Kung Fu Hustle shares the same legendary Hong Kong fight choreographer as the Matrix and Kill Bill movies, but Chow brings a breezy sense of the ridiculous to the whole genre. Whenever the director turns to Matrix-style computer imagery, it’s in the service of some zany visual joke worthy of Mad magazine. At one point, Sing takes a punch to the chest, and a fist-shaped hole blows out the back of his shirt. When the Landlady furiously chases Sing down a country road and the two zoom in and out of traffic, their legs speed up to invisible blurs, like the Roadrunner’s.

Chow applies the same crazed creativity he brought to Shaolin Soccer, his delightful sports spoof barely seen in the United States, thanks to Miramax’s botched release. Yet Kung Fu Hustle can be cartoonish to a fault. Chow strains so hard to entertain, to keep us constantly wowed and tickled, that he gives short shrift to his characters. Some come on strong - like snake-eyed Kwok Kuen Chan as the Axe Gang’s drawling leader - then get arbitrarily drop-kicked out of the story.
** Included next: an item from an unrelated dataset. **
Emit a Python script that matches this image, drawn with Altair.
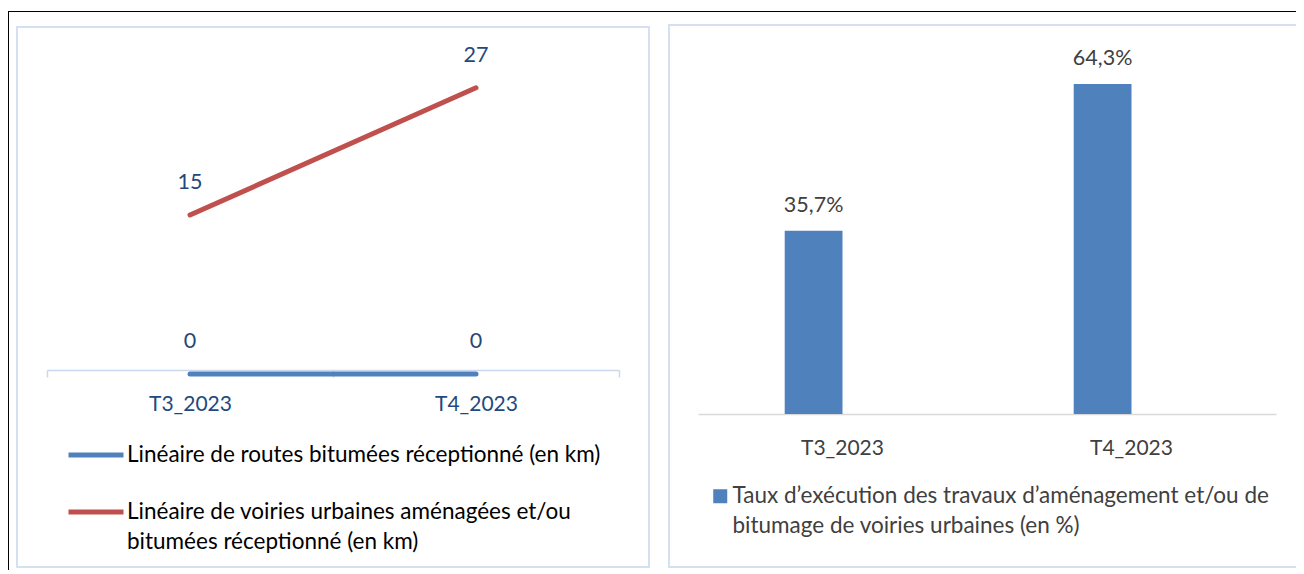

Chow engagingly plays Sing as a chicken-hearted clown, like one of Woody Allen’s cowardly heroes from his early, funny work. But Sing spends so much time cringing on the sidelines that we never really care whether “He is The One!” (another riff on the Matrix). As a joke-cracking, rule-breaking filmmaker, however, Chow may really be the one, someone who can turn a disrespected but beloved genre upside down and inspire another generation of artists.